● Direction
From the listing below, copy only the lines running from the line that contains "Write the matplotlib code for this chart." to the line that contains "edgecolor=edges, linewidth=1, zorder=3)", both included.

● Records to use

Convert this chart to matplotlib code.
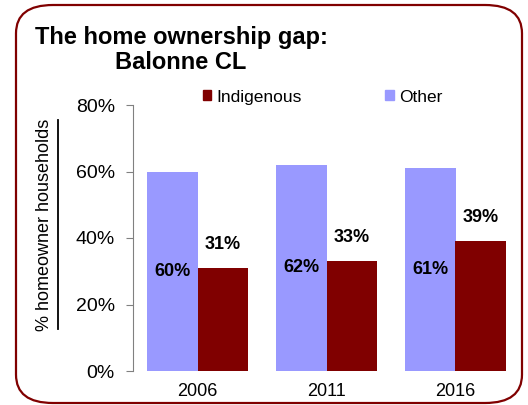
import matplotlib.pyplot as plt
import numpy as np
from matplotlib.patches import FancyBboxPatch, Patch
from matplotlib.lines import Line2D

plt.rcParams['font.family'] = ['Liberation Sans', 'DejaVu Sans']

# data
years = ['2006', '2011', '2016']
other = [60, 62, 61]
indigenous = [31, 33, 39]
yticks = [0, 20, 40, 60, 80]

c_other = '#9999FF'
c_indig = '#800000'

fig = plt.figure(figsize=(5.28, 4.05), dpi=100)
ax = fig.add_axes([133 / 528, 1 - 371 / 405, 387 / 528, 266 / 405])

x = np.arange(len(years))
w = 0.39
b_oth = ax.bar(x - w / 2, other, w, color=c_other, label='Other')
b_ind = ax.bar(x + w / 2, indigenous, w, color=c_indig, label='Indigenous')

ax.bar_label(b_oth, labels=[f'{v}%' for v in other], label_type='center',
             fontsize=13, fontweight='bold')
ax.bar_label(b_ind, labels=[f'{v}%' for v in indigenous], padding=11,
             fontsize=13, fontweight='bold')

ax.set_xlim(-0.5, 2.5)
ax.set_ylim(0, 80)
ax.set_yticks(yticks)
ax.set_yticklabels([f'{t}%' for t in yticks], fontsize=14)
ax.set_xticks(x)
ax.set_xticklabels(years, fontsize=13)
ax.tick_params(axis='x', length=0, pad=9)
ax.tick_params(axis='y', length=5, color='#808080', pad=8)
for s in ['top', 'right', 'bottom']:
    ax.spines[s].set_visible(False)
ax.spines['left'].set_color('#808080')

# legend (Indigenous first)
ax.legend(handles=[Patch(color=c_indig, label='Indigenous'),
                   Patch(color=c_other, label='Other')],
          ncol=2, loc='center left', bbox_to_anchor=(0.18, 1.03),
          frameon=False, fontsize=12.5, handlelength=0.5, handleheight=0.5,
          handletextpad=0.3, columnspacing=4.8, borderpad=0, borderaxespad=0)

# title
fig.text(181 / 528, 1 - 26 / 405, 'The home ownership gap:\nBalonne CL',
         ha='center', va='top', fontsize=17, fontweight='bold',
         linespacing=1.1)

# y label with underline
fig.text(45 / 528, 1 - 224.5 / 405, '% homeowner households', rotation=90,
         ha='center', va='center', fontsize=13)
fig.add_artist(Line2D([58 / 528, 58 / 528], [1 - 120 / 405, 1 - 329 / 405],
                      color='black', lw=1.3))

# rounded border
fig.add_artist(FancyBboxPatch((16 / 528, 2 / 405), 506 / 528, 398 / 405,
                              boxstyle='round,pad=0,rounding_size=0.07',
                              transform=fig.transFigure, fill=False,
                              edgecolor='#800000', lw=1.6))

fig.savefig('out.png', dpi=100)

==

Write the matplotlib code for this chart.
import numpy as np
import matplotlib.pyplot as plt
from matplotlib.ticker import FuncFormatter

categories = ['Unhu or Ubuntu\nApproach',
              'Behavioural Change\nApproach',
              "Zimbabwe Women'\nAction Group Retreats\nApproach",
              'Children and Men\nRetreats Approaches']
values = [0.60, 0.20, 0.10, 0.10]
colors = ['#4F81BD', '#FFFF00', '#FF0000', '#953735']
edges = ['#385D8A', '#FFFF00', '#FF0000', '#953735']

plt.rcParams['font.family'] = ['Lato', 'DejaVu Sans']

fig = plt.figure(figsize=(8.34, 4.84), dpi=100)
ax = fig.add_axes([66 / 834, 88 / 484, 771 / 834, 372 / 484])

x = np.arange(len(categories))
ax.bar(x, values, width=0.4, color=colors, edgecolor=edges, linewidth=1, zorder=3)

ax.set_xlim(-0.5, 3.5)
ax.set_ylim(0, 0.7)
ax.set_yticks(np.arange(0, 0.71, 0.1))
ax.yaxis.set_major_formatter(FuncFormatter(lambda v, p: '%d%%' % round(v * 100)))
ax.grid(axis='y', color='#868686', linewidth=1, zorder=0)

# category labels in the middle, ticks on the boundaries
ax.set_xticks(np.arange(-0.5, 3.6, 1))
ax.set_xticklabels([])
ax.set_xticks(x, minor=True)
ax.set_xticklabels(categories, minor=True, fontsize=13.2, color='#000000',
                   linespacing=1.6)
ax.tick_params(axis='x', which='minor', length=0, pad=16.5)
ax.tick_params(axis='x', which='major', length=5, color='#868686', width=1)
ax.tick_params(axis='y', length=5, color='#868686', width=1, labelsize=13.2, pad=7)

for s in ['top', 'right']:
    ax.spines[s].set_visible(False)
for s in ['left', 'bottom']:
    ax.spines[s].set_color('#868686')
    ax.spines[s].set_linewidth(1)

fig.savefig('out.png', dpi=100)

● The completed task
Write the matplotlib code for this chart.
import numpy as np
import matplotlib.pyplot as plt
from matplotlib.ticker import FuncFormatter

categories = ['Unhu or Ubuntu\nApproach',
              'Behavioural Change\nApproach',
              "Zimbabwe Women'\nAction Group Retreats\nApproach",
              'Children and Men\nRetreats Approaches']
values = [0.60, 0.20, 0.10, 0.10]
colors = ['#4F81BD', '#FFFF00', '#FF0000', '#953735']
edges = ['#385D8A', '#FFFF00', '#FF0000', '#953735']

plt.rcParams['font.family'] = ['Lato', 'DejaVu Sans']

fig = plt.figure(figsize=(8.34, 4.84), dpi=100)
ax = fig.add_axes([66 / 834, 88 / 484, 771 / 834, 372 / 484])

x = np.arange(len(categories))
ax.bar(x, values, width=0.4, color=colors, edgecolor=edges, linewidth=1, zorder=3)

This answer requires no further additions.